Your task | Without the pictures, can you quote each line below exactly?

-- START --

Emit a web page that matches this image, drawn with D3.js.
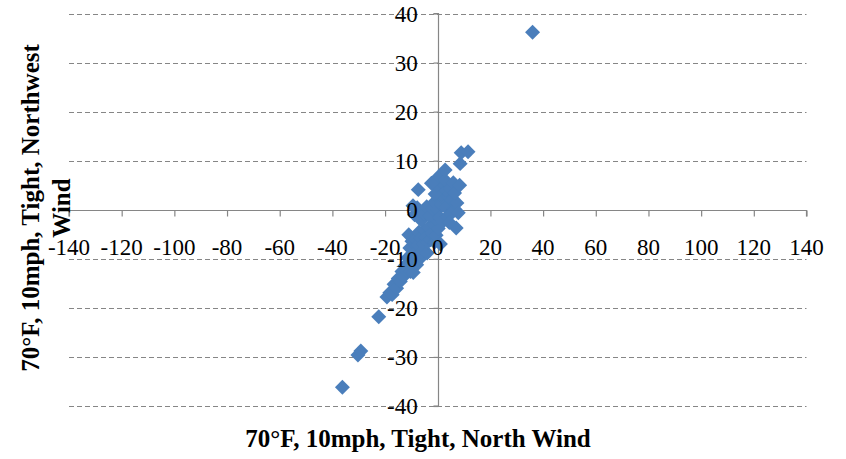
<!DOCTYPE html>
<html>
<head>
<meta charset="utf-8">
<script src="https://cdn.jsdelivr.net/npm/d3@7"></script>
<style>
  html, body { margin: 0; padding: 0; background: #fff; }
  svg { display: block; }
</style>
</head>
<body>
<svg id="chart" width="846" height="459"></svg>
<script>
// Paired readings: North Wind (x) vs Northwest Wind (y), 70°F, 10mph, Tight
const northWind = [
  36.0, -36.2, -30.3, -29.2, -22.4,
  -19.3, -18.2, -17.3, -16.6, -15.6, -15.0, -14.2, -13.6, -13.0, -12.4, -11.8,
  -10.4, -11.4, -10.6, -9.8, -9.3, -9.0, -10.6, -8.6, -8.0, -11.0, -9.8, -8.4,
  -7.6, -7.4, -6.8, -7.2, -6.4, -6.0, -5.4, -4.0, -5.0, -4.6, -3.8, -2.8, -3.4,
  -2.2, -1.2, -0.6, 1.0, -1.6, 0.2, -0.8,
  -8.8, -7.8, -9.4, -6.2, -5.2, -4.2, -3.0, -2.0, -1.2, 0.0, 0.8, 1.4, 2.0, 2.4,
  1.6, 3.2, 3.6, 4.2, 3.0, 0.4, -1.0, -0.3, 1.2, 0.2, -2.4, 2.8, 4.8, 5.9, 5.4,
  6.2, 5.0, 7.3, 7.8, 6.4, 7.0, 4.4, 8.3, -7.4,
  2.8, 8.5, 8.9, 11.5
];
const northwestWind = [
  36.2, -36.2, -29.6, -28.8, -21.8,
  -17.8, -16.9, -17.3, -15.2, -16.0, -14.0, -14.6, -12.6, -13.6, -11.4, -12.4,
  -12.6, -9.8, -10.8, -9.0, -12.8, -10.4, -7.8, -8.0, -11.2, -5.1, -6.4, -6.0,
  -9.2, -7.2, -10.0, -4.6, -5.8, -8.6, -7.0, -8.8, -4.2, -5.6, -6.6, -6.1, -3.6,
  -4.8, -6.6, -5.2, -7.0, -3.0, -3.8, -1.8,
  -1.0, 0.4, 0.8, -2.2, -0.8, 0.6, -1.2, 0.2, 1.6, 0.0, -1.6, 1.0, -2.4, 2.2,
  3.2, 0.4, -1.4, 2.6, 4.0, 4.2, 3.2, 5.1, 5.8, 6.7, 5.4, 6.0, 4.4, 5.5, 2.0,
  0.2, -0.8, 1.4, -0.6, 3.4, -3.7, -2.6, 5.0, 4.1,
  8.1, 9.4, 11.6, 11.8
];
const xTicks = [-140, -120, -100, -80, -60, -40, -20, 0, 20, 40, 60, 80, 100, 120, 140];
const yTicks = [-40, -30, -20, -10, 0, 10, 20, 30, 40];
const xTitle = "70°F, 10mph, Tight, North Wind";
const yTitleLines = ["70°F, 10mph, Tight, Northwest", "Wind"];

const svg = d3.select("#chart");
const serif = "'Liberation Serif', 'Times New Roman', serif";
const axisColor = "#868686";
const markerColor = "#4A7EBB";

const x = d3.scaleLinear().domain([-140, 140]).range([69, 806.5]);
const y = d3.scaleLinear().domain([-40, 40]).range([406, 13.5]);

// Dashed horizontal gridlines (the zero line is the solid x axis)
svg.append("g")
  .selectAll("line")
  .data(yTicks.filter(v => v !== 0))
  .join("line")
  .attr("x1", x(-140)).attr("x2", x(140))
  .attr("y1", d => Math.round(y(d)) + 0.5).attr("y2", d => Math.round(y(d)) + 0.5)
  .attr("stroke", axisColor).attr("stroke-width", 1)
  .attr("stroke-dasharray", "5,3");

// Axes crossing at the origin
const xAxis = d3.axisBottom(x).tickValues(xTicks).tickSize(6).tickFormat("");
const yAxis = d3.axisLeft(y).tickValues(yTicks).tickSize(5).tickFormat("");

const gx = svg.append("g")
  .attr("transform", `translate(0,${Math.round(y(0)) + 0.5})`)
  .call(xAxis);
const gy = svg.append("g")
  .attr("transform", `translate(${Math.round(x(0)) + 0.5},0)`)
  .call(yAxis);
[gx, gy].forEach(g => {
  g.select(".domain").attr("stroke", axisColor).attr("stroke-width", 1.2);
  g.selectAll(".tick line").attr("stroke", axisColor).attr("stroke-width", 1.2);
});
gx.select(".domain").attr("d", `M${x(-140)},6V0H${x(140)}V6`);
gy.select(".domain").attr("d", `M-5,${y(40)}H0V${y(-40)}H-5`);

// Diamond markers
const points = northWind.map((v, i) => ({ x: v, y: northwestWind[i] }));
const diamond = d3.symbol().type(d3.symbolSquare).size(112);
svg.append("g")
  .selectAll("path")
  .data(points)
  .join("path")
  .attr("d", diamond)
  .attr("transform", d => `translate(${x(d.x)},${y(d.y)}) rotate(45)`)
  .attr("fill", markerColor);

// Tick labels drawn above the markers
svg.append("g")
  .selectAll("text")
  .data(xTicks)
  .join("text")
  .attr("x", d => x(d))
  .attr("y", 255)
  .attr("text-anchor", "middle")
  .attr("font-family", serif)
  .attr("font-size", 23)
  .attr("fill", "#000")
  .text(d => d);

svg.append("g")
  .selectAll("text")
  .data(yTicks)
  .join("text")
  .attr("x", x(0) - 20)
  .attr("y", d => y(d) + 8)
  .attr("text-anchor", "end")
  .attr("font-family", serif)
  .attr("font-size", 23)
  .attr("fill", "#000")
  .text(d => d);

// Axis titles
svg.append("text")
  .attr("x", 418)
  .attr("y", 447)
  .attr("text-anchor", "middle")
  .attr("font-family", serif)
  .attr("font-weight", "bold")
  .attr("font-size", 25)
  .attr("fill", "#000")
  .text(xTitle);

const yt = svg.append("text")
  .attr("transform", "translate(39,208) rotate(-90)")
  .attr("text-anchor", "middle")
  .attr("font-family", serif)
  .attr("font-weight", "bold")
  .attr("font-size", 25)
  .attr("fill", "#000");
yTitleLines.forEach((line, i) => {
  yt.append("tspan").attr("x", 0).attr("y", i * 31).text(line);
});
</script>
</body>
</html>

-- END --

Solution for this exercise |
Emit a web page that matches this image, drawn with D3.js.
<!DOCTYPE html>
<html>
<head>
<meta charset="utf-8">
<script src="https://cdn.jsdelivr.net/npm/d3@7"></script>
<style>
  html, body { margin: 0; padding: 0; background: #fff; }
  svg { display: block; }
</style>
</head>
<body>
<svg id="chart" width="846" height="459"></svg>
<script>
// Paired readings: North Wind (x) vs Northwest Wind (y), 70°F, 10mph, Tight
const northWind = [
  36.0, -36.2, -30.3, -29.2, -22.4,
  -19.3, -18.2, -17.3, -16.6, -15.6, -15.0, -14.2, -13.6, -13.0, -12.4, -11.8,
  -10.4, -11.4, -10.6, -9.8, -9.3, -9.0, -10.6, -8.6, -8.0, -11.0, -9.8, -8.4,
  -7.6, -7.4, -6.8, -7.2, -6.4, -6.0, -5.4, -4.0, -5.0, -4.6, -3.8, -2.8, -3.4,
  -2.2, -1.2, -0.6, 1.0, -1.6, 0.2, -0.8,
  -8.8, -7.8, -9.4, -6.2, -5.2, -4.2, -3.0, -2.0, -1.2, 0.0, 0.8, 1.4, 2.0, 2.4,
  1.6, 3.2, 3.6, 4.2, 3.0, 0.4, -1.0, -0.3, 1.2, 0.2, -2.4, 2.8, 4.8, 5.9, 5.4,
  6.2, 5.0, 7.3, 7.8, 6.4, 7.0, 4.4, 8.3, -7.4,
  2.8, 8.5, 8.9, 11.5
];
const northwestWind = [
  36.2, -36.2, -29.6, -28.8, -21.8,
  -17.8, -16.9, -17.3, -15.2, -16.0, -14.0, -14.6, -12.6, -13.6, -11.4, -12.4,
  -12.6, -9.8, -10.8, -9.0, -12.8, -10.4, -7.8, -8.0, -11.2, -5.1, -6.4, -6.0,
  -9.2, -7.2, -10.0, -4.6, -5.8, -8.6, -7.0, -8.8, -4.2, -5.6, -6.6, -6.1, -3.6,
  -4.8, -6.6, -5.2, -7.0, -3.0, -3.8, -1.8,
  -1.0, 0.4, 0.8, -2.2, -0.8, 0.6, -1.2, 0.2, 1.6, 0.0, -1.6, 1.0, -2.4, 2.2,
  3.2, 0.4, -1.4, 2.6, 4.0, 4.2, 3.2, 5.1, 5.8, 6.7, 5.4, 6.0, 4.4, 5.5, 2.0,
  0.2, -0.8, 1.4, -0.6, 3.4, -3.7, -2.6, 5.0, 4.1,
  8.1, 9.4, 11.6, 11.8
];
const xTicks = [-140, -120, -100, -80, -60, -40, -20, 0, 20, 40, 60, 80, 100, 120, 140];
const yTicks = [-40, -30, -20, -10, 0, 10, 20, 30, 40];
const xTitle = "70°F, 10mph, Tight, North Wind";
const yTitleLines = ["70°F, 10mph, Tight, Northwest", "Wind"];

const svg = d3.select("#chart");
const serif = "'Liberation Serif', 'Times New Roman', serif";
const axisColor = "#868686";
const markerColor = "#4A7EBB";

const x = d3.scaleLinear().domain([-140, 140]).range([69, 806.5]);
const y = d3.scaleLinear().domain([-40, 40]).range([406, 13.5]);

// Dashed horizontal gridlines (the zero line is the solid x axis)
svg.append("g")
  .selectAll("line")
  .data(yTicks.filter(v => v !== 0))
  .join("line")
  .attr("x1", x(-140)).attr("x2", x(140))
  .attr("y1", d => Math.round(y(d)) + 0.5).attr("y2", d => Math.round(y(d)) + 0.5)
  .attr("stroke", axisColor).attr("stroke-width", 1)
  .attr("stroke-dasharray", "5,3");

// Axes crossing at the origin
const xAxis = d3.axisBottom(x).tickValues(xTicks).tickSize(6).tickFormat("");
const yAxis = d3.axisLeft(y).tickValues(yTicks).tickSize(5).tickFormat("");

const gx = svg.append("g")
  .attr("transform", `translate(0,${Math.round(y(0)) + 0.5})`)
  .call(xAxis);
const gy = svg.append("g")
  .attr("transform", `translate(${Math.round(x(0)) + 0.5},0)`)
  .call(yAxis);
[gx, gy].forEach(g => {
  g.select(".domain").attr("stroke", axisColor).attr("stroke-width", 1.2);
  g.selectAll(".tick line").attr("stroke", axisColor).attr("stroke-width", 1.2);
});
gx.select(".domain").attr("d", `M${x(-140)},6V0H${x(140)}V6`);
gy.select(".domain").attr("d", `M-5,${y(40)}H0V${y(-40)}H-5`);

// Diamond markers
const points = northWind.map((v, i) => ({ x: v, y: northwestWind[i] }));
const diamond = d3.symbol().type(d3.symbolSquare).size(112);
svg.append("g")
  .selectAll("path")
  .data(points)
  .join("path")
  .attr("d", diamond)
  .attr("transform", d => `translate(${x(d.x)},${y(d.y)}) rotate(45)`)
  .attr("fill", markerColor);

// Tick labels drawn above the markers
svg.append("g")
  .selectAll("text")
  .data(xTicks)
  .join("text")
  .attr("x", d => x(d))
  .attr("y", 255)
  .attr("text-anchor", "middle")
  .attr("font-family", serif)
  .attr("font-size", 23)
  .attr("fill", "#000")
  .text(d => d);

svg.append("g")
  .selectAll("text")
  .data(yTicks)
  .join("text")
  .attr("x", x(0) - 20)
  .attr("y", d => y(d) + 8)
  .attr("text-anchor", "end")
  .attr("font-family", serif)
  .attr("font-size", 23)
  .attr("fill", "#000")
  .text(d => d);

// Axis titles
svg.append("text")
  .attr("x", 418)
  .attr("y", 447)
  .attr("text-anchor", "middle")
  .attr("font-family", serif)
  .attr("font-weight", "bold")
  .attr("font-size", 25)
  .attr("fill", "#000")
  .text(xTitle);

const yt = svg.append("text")
  .attr("transform", "translate(39,208) rotate(-90)")
  .attr("text-anchor", "middle")
  .attr("font-family", serif)
  .attr("font-weight", "bold")
  .attr("font-size", 25)
  .attr("fill", "#000");
yTitleLines.forEach((line, i) => {
  yt.append("tspan").attr("x", 0).attr("y", i * 31).text(line);
});
</script>
</body>
</html>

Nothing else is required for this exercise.